Need By Sunday @ Noon (No plagiarism)

CASE 5 Incidental Finding

Janet Lewis was a registered nurse at Hillside Community Hospital. She had been working numerous extra shifts to cover hours from vacant positions. On top of that, she was a single mother of a child with developmental disabilities, which frequently left her exhausted. Janet had no family to assist her, and she was new in town. Her work schedule did not allow time for socializing, so she had not yet established any close friends to help in times of need.

Saturday afternoon, Janet was looking forward to going home after working 72 hours that week; she had just three more hours until she could go to bed. Next thing she knew, two of the second shift nurses called sick, and Janet agreed to cover for one of them. The shift was relatively quiet and uneventful until one of Janet's patients was found unresponsive in his room: a code blue at the end of her shift. Janet normally reacted very well in these situations, but she was barely coherent from lack of sleep.

The patient had developed severe bradycardia. The physician attending the call requested atropine. Janet was having trouble focusing, so she asked the physician to clarify; again, atropine was requested. She grabbed a vial from the crash cart, inadvertently reading the label from the vial next to the one she grabbed: lidocaine. She drew up the ordered amount and handed it off to the doctor. The patient's condition worsened. The physician demanded more atropine. Janet was still holding the lidocaine vial and proceeded to dispense the ordered amount. Janet replaced the vial on the crash cart, when the physician ordered additional atropine. She grabbed the vial labeled as atropine and dispensed to the physician. It was at this point that Janet realized she possibly had the wrong medication previously. However, in the hectic moment of the code, she hesitated to inform the physician. After additional resuscitative measures were attempted, the code was called, and the patient was pronounced expired.

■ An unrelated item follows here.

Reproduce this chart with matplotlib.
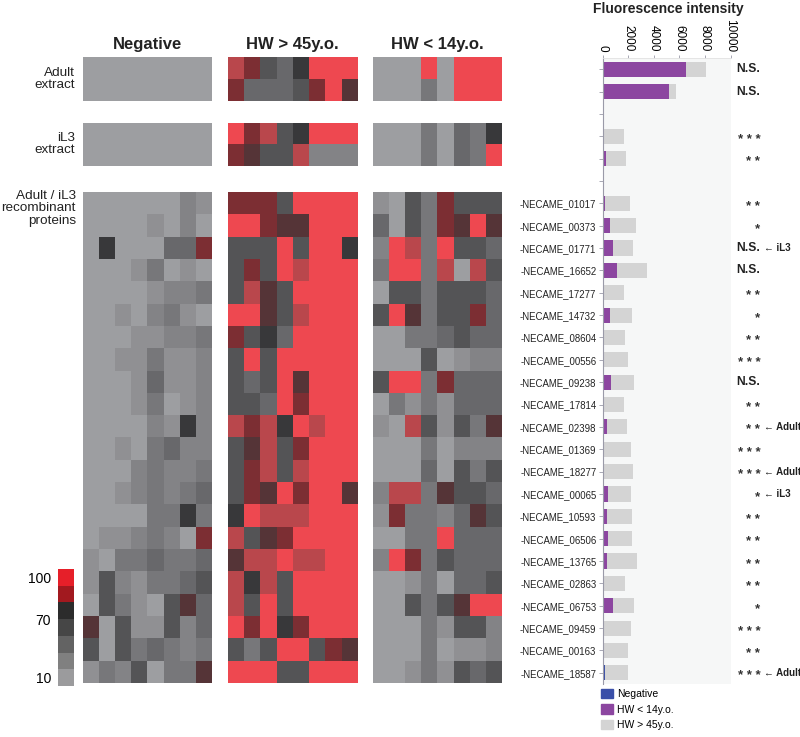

The physician spoke with the family immediately after the code, and then they went into the room to view the expired patient. Janet approached the physician when he returned to the nurses' station to complete his documentation. She explained that she possibly gave him the incorrect medication. An incident report was completed, and in the rush, it was filed on the chart instead of being sent to Risk Management. What Janet and the physician did not know was that a member of the patient's family, who was leaving, overheard the conversation but did not address it with Janet or the physician.

Carla was new to the health information management field and was working in her first “real” job at Hillside Community Hospital as an Assembly and Analysis Clerk. She had been in her position for six months and was competent in her work. She occasionally encountered unfamiliar documents and generally asked questions when she found forms that could not determine where to file. Carla worked second shift on Sunday night when she got to the chart with Janet's incident report. She was the only person covering the office on Sunday evenings. When Carla stumbled on the incident report and did not have anybody to ask about it, she simply filed it behind the miscellaneous tab because her trainer failed to mention anything about sending incident reports to Risk Management.

The following week, the patient's family contacted an attorney and presented the hospital with a malpractice lawsuit. A subpoena was sent for copies of the record. The Release of Information Specialist had an unexpected family medical emergency, so others in the department were covering the position. Carla had volunteered to work extra hours and was helping prepare records for release of information. Still unaware that incident reports were not to be part of the medical record, Carla included Janet's incident report in the copies, and they were delivered.

Jose, the Director of Health Information Services, was on vacation during this time. Because Hillside Community Hospital had a small Health Information Services department, there were not any Assistant Director or supervisors. The subpoena required that copies of the records be delivered in person to the Hillside courthouse, so Jose had Carla take them.